-- begin --

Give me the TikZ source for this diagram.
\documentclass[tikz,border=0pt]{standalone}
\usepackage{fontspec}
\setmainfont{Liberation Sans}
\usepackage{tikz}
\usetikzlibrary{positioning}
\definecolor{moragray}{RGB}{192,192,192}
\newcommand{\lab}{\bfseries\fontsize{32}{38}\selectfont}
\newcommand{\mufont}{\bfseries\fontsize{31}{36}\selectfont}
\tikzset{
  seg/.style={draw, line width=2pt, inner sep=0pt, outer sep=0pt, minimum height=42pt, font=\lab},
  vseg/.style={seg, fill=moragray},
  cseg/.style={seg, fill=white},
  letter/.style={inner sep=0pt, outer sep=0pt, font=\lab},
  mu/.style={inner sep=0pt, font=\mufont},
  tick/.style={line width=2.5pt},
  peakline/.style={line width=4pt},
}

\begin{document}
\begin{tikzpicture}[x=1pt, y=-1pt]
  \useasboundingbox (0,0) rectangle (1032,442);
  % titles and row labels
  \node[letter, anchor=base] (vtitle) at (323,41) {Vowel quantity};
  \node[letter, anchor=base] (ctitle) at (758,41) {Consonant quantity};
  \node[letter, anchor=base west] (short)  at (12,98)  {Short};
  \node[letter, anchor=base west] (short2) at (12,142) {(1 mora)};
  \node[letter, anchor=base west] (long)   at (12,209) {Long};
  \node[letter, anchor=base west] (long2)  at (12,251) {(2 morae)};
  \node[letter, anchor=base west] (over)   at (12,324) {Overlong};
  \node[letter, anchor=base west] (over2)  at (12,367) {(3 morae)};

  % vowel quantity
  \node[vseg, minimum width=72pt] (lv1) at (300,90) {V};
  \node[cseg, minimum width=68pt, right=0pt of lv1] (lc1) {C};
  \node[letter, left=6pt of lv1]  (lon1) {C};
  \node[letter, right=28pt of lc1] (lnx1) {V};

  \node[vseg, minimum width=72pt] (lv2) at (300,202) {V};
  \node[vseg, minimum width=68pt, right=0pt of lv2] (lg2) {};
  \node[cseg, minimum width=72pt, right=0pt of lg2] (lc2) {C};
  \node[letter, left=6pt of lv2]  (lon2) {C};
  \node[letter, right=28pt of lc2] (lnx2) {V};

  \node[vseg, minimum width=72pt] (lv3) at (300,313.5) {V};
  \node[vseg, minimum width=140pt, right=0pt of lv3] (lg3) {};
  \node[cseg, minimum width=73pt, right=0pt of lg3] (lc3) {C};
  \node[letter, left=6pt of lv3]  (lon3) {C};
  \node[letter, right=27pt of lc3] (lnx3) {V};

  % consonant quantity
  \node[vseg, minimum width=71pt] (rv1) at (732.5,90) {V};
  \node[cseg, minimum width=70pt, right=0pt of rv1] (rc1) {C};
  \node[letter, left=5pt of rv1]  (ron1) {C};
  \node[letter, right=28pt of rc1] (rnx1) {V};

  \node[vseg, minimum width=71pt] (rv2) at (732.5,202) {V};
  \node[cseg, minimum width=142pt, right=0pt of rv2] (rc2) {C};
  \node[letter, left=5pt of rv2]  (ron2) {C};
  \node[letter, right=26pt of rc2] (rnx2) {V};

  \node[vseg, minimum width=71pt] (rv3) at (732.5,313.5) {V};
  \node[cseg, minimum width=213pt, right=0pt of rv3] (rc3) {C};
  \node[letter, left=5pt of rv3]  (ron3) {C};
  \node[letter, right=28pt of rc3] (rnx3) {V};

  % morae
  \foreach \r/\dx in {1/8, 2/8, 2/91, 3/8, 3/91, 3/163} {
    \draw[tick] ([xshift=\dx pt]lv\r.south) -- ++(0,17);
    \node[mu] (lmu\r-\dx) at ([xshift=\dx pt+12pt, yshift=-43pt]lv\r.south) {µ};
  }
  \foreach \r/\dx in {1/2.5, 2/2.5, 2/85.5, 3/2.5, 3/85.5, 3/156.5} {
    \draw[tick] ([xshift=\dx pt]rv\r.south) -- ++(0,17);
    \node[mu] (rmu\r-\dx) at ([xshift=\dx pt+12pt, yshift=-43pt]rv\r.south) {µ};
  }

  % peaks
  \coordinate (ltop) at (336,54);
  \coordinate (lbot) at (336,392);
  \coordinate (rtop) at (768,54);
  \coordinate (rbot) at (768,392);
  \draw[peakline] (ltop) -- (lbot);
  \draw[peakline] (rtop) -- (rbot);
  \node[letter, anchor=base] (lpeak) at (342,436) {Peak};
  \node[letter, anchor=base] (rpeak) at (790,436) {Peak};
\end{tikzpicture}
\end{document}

-- end --

Transcribe the whole listing exactly.

Give me the TikZ source for this diagram.
\documentclass[tikz,border=0pt]{standalone}
\usepackage{fontspec}
\setmainfont{Liberation Sans}
\usepackage{tikz}
\usetikzlibrary{positioning}
\definecolor{moragray}{RGB}{192,192,192}
\newcommand{\lab}{\bfseries\fontsize{32}{38}\selectfont}
\newcommand{\mufont}{\bfseries\fontsize{31}{36}\selectfont}
\tikzset{
  seg/.style={draw, line width=2pt, inner sep=0pt, outer sep=0pt, minimum height=42pt, font=\lab},
  vseg/.style={seg, fill=moragray},
  cseg/.style={seg, fill=white},
  letter/.style={inner sep=0pt, outer sep=0pt, font=\lab},
  mu/.style={inner sep=0pt, font=\mufont},
  tick/.style={line width=2.5pt},
  peakline/.style={line width=4pt},
}

\begin{document}
\begin{tikzpicture}[x=1pt, y=-1pt]
  \useasboundingbox (0,0) rectangle (1032,442);
  % titles and row labels
  \node[letter, anchor=base] (vtitle) at (323,41) {Vowel quantity};
  \node[letter, anchor=base] (ctitle) at (758,41) {Consonant quantity};
  \node[letter, anchor=base west] (short)  at (12,98)  {Short};
  \node[letter, anchor=base west] (short2) at (12,142) {(1 mora)};
  \node[letter, anchor=base west] (long)   at (12,209) {Long};
  \node[letter, anchor=base west] (long2)  at (12,251) {(2 morae)};
  \node[letter, anchor=base west] (over)   at (12,324) {Overlong};
  \node[letter, anchor=base west] (over2)  at (12,367) {(3 morae)};

  % vowel quantity
  \node[vseg, minimum width=72pt] (lv1) at (300,90) {V};
  \node[cseg, minimum width=68pt, right=0pt of lv1] (lc1) {C};
  \node[letter, left=6pt of lv1]  (lon1) {C};
  \node[letter, right=28pt of lc1] (lnx1) {V};

  \node[vseg, minimum width=72pt] (lv2) at (300,202) {V};
  \node[vseg, minimum width=68pt, right=0pt of lv2] (lg2) {};
  \node[cseg, minimum width=72pt, right=0pt of lg2] (lc2) {C};
  \node[letter, left=6pt of lv2]  (lon2) {C};
  \node[letter, right=28pt of lc2] (lnx2) {V};

  \node[vseg, minimum width=72pt] (lv3) at (300,313.5) {V};
  \node[vseg, minimum width=140pt, right=0pt of lv3] (lg3) {};
  \node[cseg, minimum width=73pt, right=0pt of lg3] (lc3) {C};
  \node[letter, left=6pt of lv3]  (lon3) {C};
  \node[letter, right=27pt of lc3] (lnx3) {V};

  % consonant quantity
  \node[vseg, minimum width=71pt] (rv1) at (732.5,90) {V};
  \node[cseg, minimum width=70pt, right=0pt of rv1] (rc1) {C};
  \node[letter, left=5pt of rv1]  (ron1) {C};
  \node[letter, right=28pt of rc1] (rnx1) {V};

  \node[vseg, minimum width=71pt] (rv2) at (732.5,202) {V};
  \node[cseg, minimum width=142pt, right=0pt of rv2] (rc2) {C};
  \node[letter, left=5pt of rv2]  (ron2) {C};
  \node[letter, right=26pt of rc2] (rnx2) {V};

  \node[vseg, minimum width=71pt] (rv3) at (732.5,313.5) {V};
  \node[cseg, minimum width=213pt, right=0pt of rv3] (rc3) {C};
  \node[letter, left=5pt of rv3]  (ron3) {C};
  \node[letter, right=28pt of rc3] (rnx3) {V};

  % morae
  \foreach \r/\dx in {1/8, 2/8, 2/91, 3/8, 3/91, 3/163} {
    \draw[tick] ([xshift=\dx pt]lv\r.south) -- ++(0,17);
    \node[mu] (lmu\r-\dx) at ([xshift=\dx pt+12pt, yshift=-43pt]lv\r.south) {µ};
  }
  \foreach \r/\dx in {1/2.5, 2/2.5, 2/85.5, 3/2.5, 3/85.5, 3/156.5} {
    \draw[tick] ([xshift=\dx pt]rv\r.south) -- ++(0,17);
    \node[mu] (rmu\r-\dx) at ([xshift=\dx pt+12pt, yshift=-43pt]rv\r.south) {µ};
  }

  % peaks
  \coordinate (ltop) at (336,54);
  \coordinate (lbot) at (336,392);
  \coordinate (rtop) at (768,54);
  \coordinate (rbot) at (768,392);
  \draw[peakline] (ltop) -- (lbot);
  \draw[peakline] (rtop) -- (rbot);
  \node[letter, anchor=base] (lpeak) at (342,436) {Peak};
  \node[letter, anchor=base] (rpeak) at (790,436) {Peak};
\end{tikzpicture}
\end{document}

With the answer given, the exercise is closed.